Plan2Explore
Table of Contents
Notes on paper Plan2Explore (PMLR 2020) - Planning to Explore via Self-Supervised World Models [pdf]
Problem:
Objective is to do exploration of environment without any task specific information. Then when given the task, be able to do the task in zero shot or few shot.
Without any training supervision or task-specific interaction, Plan2Explore outperforms prior self-supervised exploration methods, and in fact, almost matches the performances oracle which has access to rewards.
Prior Approaches:
To explore, an agent could (See Intrinsic Motivation section)
- seek inputs that it cannot yet predict
- maximally influence its inputs
- visit rare states
Prior work, mostly model free, first collected data, and filtered the trajectory according to above conditions. This wastes resources.
Solution:
- Learn a world model
- During exploration phase, in imagineed world, train a exploration policy optimized to maximize intrinsic rewards.

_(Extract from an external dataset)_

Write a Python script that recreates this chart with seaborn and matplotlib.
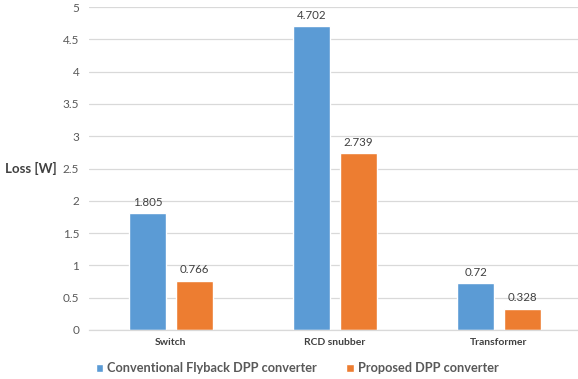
import matplotlib
matplotlib.use("Agg")
import matplotlib.pyplot as plt
import seaborn as sns
import pandas as pd

categories = ["Switch", "RCD snubber", "Transformer"]
series_names = ["Conventional Flyback DPP converter", "Proposed DPP converter"]
conventional = [1.805, 4.702, 0.72]
proposed = [0.766, 2.739, 0.328]
y_ticks = [0, 0.5, 1, 1.5, 2, 2.5, 3, 3.5, 4, 4.5, 5]

df = pd.DataFrame({
    "Component": categories * 2,
    "Converter": [series_names[0]] * 3 + [series_names[1]] * 3,
    "Loss": conventional + proposed,
})

sns.set_theme(style="white")
plt.rcParams["font.family"] = ["Lato", "DejaVu Sans"]

fig = plt.figure(figsize=(5.78, 3.79), dpi=100)
ax = fig.add_axes([0.154, 0.1293, 0.851, 0.852])

sns.barplot(data=df, x="Component", y="Loss", hue="Converter",
            palette=["#5B9BD5", "#ED7D31"], width=0.567, gap=0.2,
            ax=ax, errorbar=None, saturation=1)

ax.set_ylim(0, 5)
ax.set_xlim(-0.5, 2.5)
ax.set_yticks(y_ticks)
ax.set_yticklabels([f"{t:g}" for t in y_ticks])
ax.grid(axis="y", color="#D9D9D9", linewidth=0.9)
ax.set_axisbelow(True)
for s in ["top", "right", "left"]:
    ax.spines[s].set_visible(False)
ax.spines["bottom"].set_color("#D9D9D9")
ax.spines["bottom"].set_linewidth(0.9)

ax.tick_params(axis="y", length=0, labelsize=8.5, labelcolor="#595959", pad=7)
ax.tick_params(axis="x", length=0, labelsize=7.5, labelcolor="#404040", pad=6)
for lbl in ax.get_xticklabels():
    lbl.set_fontweight("bold")

for cont in ax.containers:
    ax.bar_label(cont, fmt="%g", padding=4, fontsize=8.3, color="#404040")

ax.set_xlabel("")
ax.set_ylabel("Loss [W]", rotation=0, fontsize=9.5, fontweight="bold",
              color="#404040", va="center", ha="center")
ax.yaxis.set_label_coords(-0.118, 0.5)

handles, labels = ax.get_legend_handles_labels()
ax.legend(handles, labels, loc="upper left", bbox_to_anchor=(-0.01, -0.065),
          ncol=2, frameon=False, handlelength=0.6, handleheight=0.6,
          handletextpad=0.3, columnspacing=2.3,
          prop={"size": 9.2, "weight": "bold"}, labelcolor="#595959")

fig.savefig("out.png", dpi=100)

- Use task specific reward function to label the replay buffer with reward. And train a task specific agent (new actor & critic) in imagination. This is the zero-shot agent.
Exploration Objective:
An ideal exploration objective should seek states that maximize epistemic uncertainity and be robust to aleatoric uncertainity. This is formalized in the expected information gain (Lindley, 1956). Here disagreement in prediction of ensemble of one-step models is used as exploration objective.
Results:
- The world model learnt by other (like Dreamer) is doesn't generalize zero-shot to different tasks. But world model learnt by Plan2Explore does generalize. [See Figure 5]
- They test on dmcontrol.
1. Model
Latent Dynamics model:
- Image encoder: \(h_t=e_{\theta}(o_t)\)
- Prior dynamics: \(p_{\theta}(s_t|s_{t-1}, a_{t-1})\) - Predicts without access to image
- Posterior dynamics: \(q_{\theta}(s_t | s_{t-1}, a_{t-1}, h_t)\) - Predicts witch access to image
- Reward predictor: \(p_{\theta}(r_t|s_t)\)
Image decoder: \(p_{\theta}(o_t|s_t)\)
The distributions are parameterized as diagonal gaussain. Optimized jointly by minimizing ELBO.
Action & Value model trained by Dreamer v1 inside the latent dynamics model:
Action: \(\pi(a_t|s_t)\)
Policy optimized by value estimate gradients. [See #pg 3]
- Value: \(V(s_t)\)
Latent Disagreement Ensemble (E):
Encoder prediction: \(q(h_{t+1} | w_k, s_t, a_t) = \mathcal{N}(\mu(w_k,s_t, a_t), 1)\)
There are \(K\) different models with different weights \(w_k\) implemented as 2 hidden layer MLP.
Disgreement reward: \(D(s_t,a_t) = \text{Var}(\{\mu(w_k, s_t, a_t) | k \in [1;K]]\})\)
This disagreement is positive for novel states but given enough samples, it reduces to zero even for stochastic environments because all one-step predictions converge to mean of the next input.
Task specific reward model:
- After initial exploration, a task reward function is used to label the states in replay buffer with rewards. Then a reward predictor model is trained on that data.